Diseases and weeds continue to take a bite out of sweet corn yields. A recent University of Illinois study found that maize dwarf mosaic (MDM) and wild-proso millet have teamed up, and the pair are causing frustrating results.
Marty Williams, associate professor of crop sciences and USDA-ARS ecologist, says the study aimed to identify how MDM incidence and weed interference influences sweet corn growth, phenological development and yield. MDM is the most prevalent viral disease of sweet corn in the United States, and wild-proso millet is one of the most problematic weeds. Although MDM and weed interference are two commonly occurring stresses in sweet corn, little was known about the combination of these stresses and their effect on sweet corn until now.

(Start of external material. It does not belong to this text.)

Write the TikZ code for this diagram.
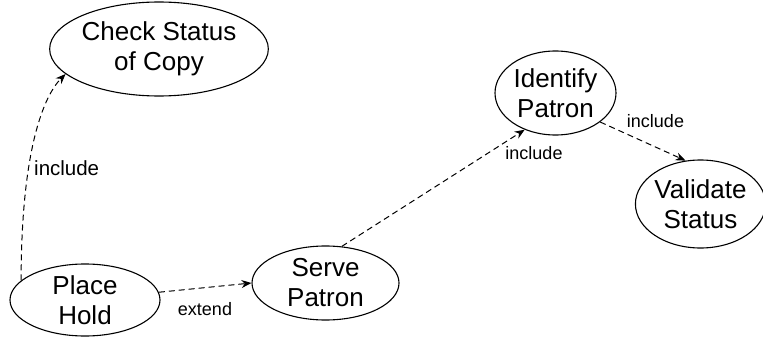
\documentclass[tikz,border=0pt]{standalone}
\usepackage{fontspec}
\setmainfont{Liberation Sans}
\usetikzlibrary{arrows.meta,shapes.geometric}

\tikzset{
  usecase/.style={draw, ellipse, line width=1.1pt, inner sep=0pt,
    align=center, font=\fontsize{26}{30}\selectfont},
  rel/.style={draw, line width=1pt, dash pattern=on 6pt off 4pt,
    -{Stealth[length=10pt,width=8pt]}},
  rellabel/.style={inner sep=0pt, font=\fontsize{18}{20}\selectfont}
}

\begin{document}
\begin{tikzpicture}[x=1pt,y=-1pt]
  \useasboundingbox (0,0) rectangle (763,337);

  % use cases
  \node[usecase, minimum width=194pt, minimum height=94pt] (check) at (159,49) {Check Status\\of Copy};
  \node[usecase, minimum width=150pt, minimum height=72pt] (place) at (85,300) {Place\\Hold};
  \node[usecase, minimum width=147pt, minimum height=74pt] (serve) at (325.5,283) {Serve\\Patron};
  \node[usecase, minimum width=121pt, minimum height=84pt] (identify) at (555.5,93) {Identify\\Patron};
  \node[usecase, minimum width=125pt, minimum height=88pt] (validate) at (700.5,204) {Validate\\Status};

  % relationships
  \draw[rel] (place.163) .. controls +(0,-130) and +(-22,22) .. (check.195);
  \draw[rel] (place.6) -- (serve.west);
  \draw[rel] (serve.66) -- (identify.230);
  \draw[rel] (identify.-33) -- (validate.109);

  % relationship labels
  \node[rellabel, anchor=west, font=\fontsize{20.5}{22}\selectfont] (lincl1) at (34,168) {include};
  \node[rellabel] (lext) at (205,309) {extend};
  \node[rellabel] (lincl2) at (534,153) {include};
  \node[rellabel] (lincl3) at (655.5,121) {include};
\end{tikzpicture}
\end{document}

Williams says resistance genes for MDM have been incorporated into some sweet corn lines, but most commercial hybrids have little or no resistance to the disease. Researchers conducted tests in two MDM-susceptible hybrids that differed in weed tolerance.
The combinations of these stresses, even at low levels, are particularly problematic. MDM stunts crop growth and impedes sweet corn's ability to capture limited resources such as light. Weeds intercept the extra resources. The crop, in turn, has a more difficult time competing for light as well as water and nutrients.

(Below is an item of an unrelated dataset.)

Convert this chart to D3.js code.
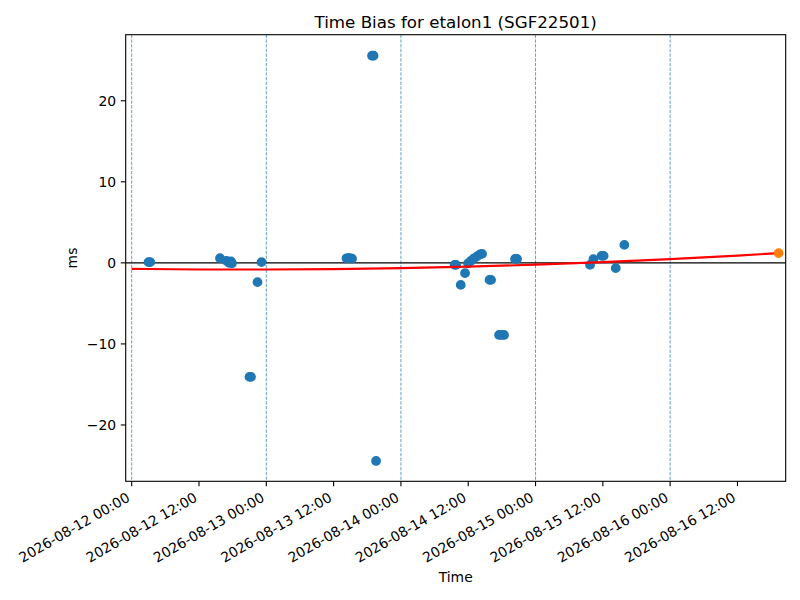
<!DOCTYPE html>
<html lang="en">
<head>
<meta charset="UTF-8">
<title>Time Bias for etalon1</title>
<script src="https://cdn.jsdelivr.net/npm/d3@7.9.0/dist/d3.min.js"></script>
<style>
    body { margin: 0; background: #fff; }
    svg { display: block; font-family: "DejaVu Sans", sans-serif; }
    .tick-label { font-size: 13.9px; fill: #000; }
</style>
</head>
<body>
<svg id="chart" width="800" height="600"></svg>
<script>
// measurement times (local) and time bias in ms
const obsTimes = [
    "2026-08-12 03:00", "2026-08-12 03:18", "2026-08-12 15:45", "2026-08-12 16:54",
    "2026-08-12 17:21", "2026-08-12 17:42", "2026-08-12 17:53", "2026-08-12 21:00",
    "2026-08-12 21:16", "2026-08-12 22:26", "2026-08-12 23:09",
    "2026-08-13 14:18", "2026-08-13 14:45", "2026-08-13 15:17", "2026-08-13 18:51",
    "2026-08-13 19:07", "2026-08-13 19:34",
    "2026-08-14 09:34", "2026-08-14 09:50", "2026-08-14 10:40", "2026-08-14 11:26",
    "2026-08-14 11:58", "2026-08-14 12:30", "2026-08-14 13:02", "2026-08-14 13:34",
    "2026-08-14 14:06", "2026-08-14 14:28", "2026-08-14 15:48", "2026-08-14 16:04",
    "2026-08-14 17:30", "2026-08-14 17:56", "2026-08-14 18:23", "2026-08-14 20:21",
    "2026-08-14 20:42",
    "2026-08-15 09:43", "2026-08-15 10:19", "2026-08-15 11:46", "2026-08-15 12:08",
    "2026-08-15 14:18", "2026-08-15 15:50"
];
const obsBias = [
    0.09, 0.09, 0.58, 0.25,
    0.0, 0.18, -0.06, -14.07,
    -14.07, -2.38, 0.09,
    0.56, 0.62, 0.52, 25.56,
    25.56, -24.44,
    -0.25, -0.25, -2.72, -1.27,
    -0.06, 0.25, 0.56, 0.80,
    1.05, 1.11, -2.10, -2.10,
    -8.89, -8.89, -8.89, 0.49,
    0.49,
    -0.25, 0.46, 0.86, 0.86,
    -0.65, 2.22
];

// fitted trend
const fitTimes = [
    "2026-08-12 00:00", "2026-08-12 12:00", "2026-08-13 00:00", "2026-08-13 12:00",
    "2026-08-14 00:00", "2026-08-14 12:00", "2026-08-15 00:00", "2026-08-15 12:00",
    "2026-08-16 00:00", "2026-08-16 12:00", "2026-08-16 19:20"
];
const fitBias = [-0.74, -0.81, -0.82, -0.77, -0.65, -0.47, -0.22, 0.09, 0.46, 0.89, 1.20];

// predicted point at the end of the fit
const predTime = ["2026-08-16 19:20"];
const predBias = [1.20];

// day boundaries (dashed lines)
const dayLines = ["2026-08-12 00:00", "2026-08-13 00:00", "2026-08-14 00:00",
                  "2026-08-15 00:00", "2026-08-16 00:00"];

const yTicks = [-20, -10, 0, 10, 20];
const xStart = "2026-08-11 22:56";
const xEnd = "2026-08-16 20:36";
const yRange = [-26.95, 28.15];

const parse = d3.timeParse("%Y-%m-%d %H:%M");
const fmt = d3.timeFormat("%Y-%m-%d %H:%M");

let axLeft = 125.7, axRight = 785.7, axTop = 34.7, axBottom = 481.3;
let svg = d3.select("#chart");

let x = d3.scaleTime().domain([parse(xStart), parse(xEnd)]).range([axLeft, axRight]);
let y = d3.scaleLinear().domain(yRange).range([axBottom, axTop]);

svg.append("rect").attr("width", 800).attr("height", 600).attr("fill", "#fff");

// clip to the axes box
svg.append("clipPath").attr("id", "clip")
    .append("rect").attr("x", axLeft).attr("y", axTop)
    .attr("width", axRight - axLeft).attr("height", axBottom - axTop);
let plot = svg.append("g").attr("clip-path", "url(#clip)");

// day lines
plot.selectAll("line.day").data(dayLines).enter().append("line")
    .attr("class", "day")
    .attr("x1", d => x(parse(d))).attr("x2", d => x(parse(d)))
    .attr("y1", axTop).attr("y2", axBottom)
    .attr("stroke", "#1f77b4").attr("stroke-width", 0.7)
    .attr("stroke-dasharray", "3.3,1.4");

// zero line
plot.append("line")
    .attr("x1", axLeft).attr("x2", axRight)
    .attr("y1", y(0)).attr("y2", y(0))
    .attr("stroke", "#000").attr("stroke-width", 1.1);

// observations
let obs = obsTimes.map((t, i) => ({ t: parse(t), v: obsBias[i] }));
plot.selectAll("circle.obs").data(obs).enter().append("circle")
    .attr("class", "obs")
    .attr("cx", d => x(d.t)).attr("cy", d => y(d.v))
    .attr("r", 4.2)
    .attr("fill", "#1f77b4").attr("stroke", "#1f77b4").attr("stroke-width", 1.4);

// fit curve
let fit = fitTimes.map((t, i) => ({ t: parse(t), v: fitBias[i] }));
let line = d3.line().x(d => x(d.t)).y(d => y(d.v)).curve(d3.curveMonotoneX);
plot.append("path").datum(fit)
    .attr("d", line)
    .attr("fill", "none").attr("stroke", "#ff0000").attr("stroke-width", 2.1);

// prediction point
let pred = predTime.map((t, i) => ({ t: parse(t), v: predBias[i] }));
plot.selectAll("circle.pred").data(pred).enter().append("circle")
    .attr("class", "pred")
    .attr("cx", d => x(d.t)).attr("cy", d => y(d.v))
    .attr("r", 4.2)
    .attr("fill", "#ff7f0e").attr("stroke", "#ff7f0e").attr("stroke-width", 1.4);

// axes box
svg.append("rect")
    .attr("x", axLeft).attr("y", axTop)
    .attr("width", axRight - axLeft).attr("height", axBottom - axTop)
    .attr("fill", "none").attr("stroke", "#000").attr("stroke-width", 1.1);

// y axis ticks
let yAxis = svg.append("g");
yAxis.selectAll("line").data(yTicks).enter().append("line")
    .attr("x1", axLeft - 4.9).attr("x2", axLeft)
    .attr("y1", d => y(d)).attr("y2", d => y(d))
    .attr("stroke", "#000").attr("stroke-width", 1.1);
yAxis.selectAll("text").data(yTicks).enter().append("text")
    .attr("class", "tick-label")
    .attr("x", axLeft - 9.5).attr("y", d => y(d))
    .attr("text-anchor", "end").attr("dominant-baseline", "central")
    .text(d => d < 0 ? "\u2212" + Math.abs(d) : d);

// x axis ticks every 12 hours
let xTicks = x.ticks(d3.timeHour.every(12));
let xAxis = svg.append("g");
xAxis.selectAll("line").data(xTicks).enter().append("line")
    .attr("x1", d => x(d)).attr("x2", d => x(d))
    .attr("y1", axBottom).attr("y2", axBottom + 4.9)
    .attr("stroke", "#000").attr("stroke-width", 1.1);
xAxis.selectAll("text").data(xTicks).enter().append("text")
    .attr("class", "tick-label")
    .attr("text-anchor", "end")
    .attr("dominant-baseline", "hanging")
    .attr("transform", d => `translate(${x(d) - 6},${axBottom + 10}) rotate(-30)`)
    .text(d => fmt(d));

// labels
svg.append("text")
    .attr("x", (axLeft + axRight) / 2).attr("y", 27.5)
    .attr("text-anchor", "middle")
    .attr("font-size", "16.7px")
    .text("Time Bias for etalon1 (SGF22501)");

svg.append("text")
    .attr("x", (axLeft + axRight) / 2).attr("y", 582)
    .attr("text-anchor", "middle")
    .attr("font-size", "13.9px")
    .text("Time");

svg.append("text")
    .attr("transform", `translate(77,${(axTop + axBottom) / 2}) rotate(-90)`)
    .attr("text-anchor", "middle")
    .attr("font-size", "13.9px")
    .text("ms");
</script>
</body>
</html>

Researchers found MDM also delayed development as much as five days.
"Five days is huge because sweet corn has a narrow window for producing a marketable product," Williams notes. "Delays in silk emergence influence maturity, which is a big problem for producers and processors in terms of harvest timing and yield."

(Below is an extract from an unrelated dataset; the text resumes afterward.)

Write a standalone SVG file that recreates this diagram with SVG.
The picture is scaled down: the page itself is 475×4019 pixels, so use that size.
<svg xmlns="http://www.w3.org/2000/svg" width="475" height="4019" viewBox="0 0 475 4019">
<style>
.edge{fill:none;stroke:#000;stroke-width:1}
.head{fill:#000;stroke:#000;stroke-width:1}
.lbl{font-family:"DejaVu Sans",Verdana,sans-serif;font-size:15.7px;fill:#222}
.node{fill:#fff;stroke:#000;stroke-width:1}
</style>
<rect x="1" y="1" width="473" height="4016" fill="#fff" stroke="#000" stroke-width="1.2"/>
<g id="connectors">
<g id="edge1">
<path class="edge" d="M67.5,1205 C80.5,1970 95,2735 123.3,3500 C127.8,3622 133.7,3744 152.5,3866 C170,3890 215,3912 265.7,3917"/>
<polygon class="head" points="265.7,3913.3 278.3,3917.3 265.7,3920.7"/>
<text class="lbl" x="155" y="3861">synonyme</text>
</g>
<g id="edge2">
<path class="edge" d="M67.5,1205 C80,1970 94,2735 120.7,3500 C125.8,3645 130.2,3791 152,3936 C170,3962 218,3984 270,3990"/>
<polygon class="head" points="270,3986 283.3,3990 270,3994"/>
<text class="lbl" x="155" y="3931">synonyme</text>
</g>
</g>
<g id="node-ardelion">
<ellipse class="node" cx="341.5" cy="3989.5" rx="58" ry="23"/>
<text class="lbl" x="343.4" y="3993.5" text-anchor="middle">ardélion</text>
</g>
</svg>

This study gives the sweet corn industry and research community a better understanding of the individual and combined effects these two stresses have on crop growth and yield. The work provides strong incentive for developing hybrids with higher levels of MDM resistance and improved competitive ability with weeds.
This study, "Interactions between maize dwarf mosaic and weed interference on sweet corn" was published in Field Crops Research. Researchers include Marty Williams and Jerald (Snook) Pataky of the University of Illinois.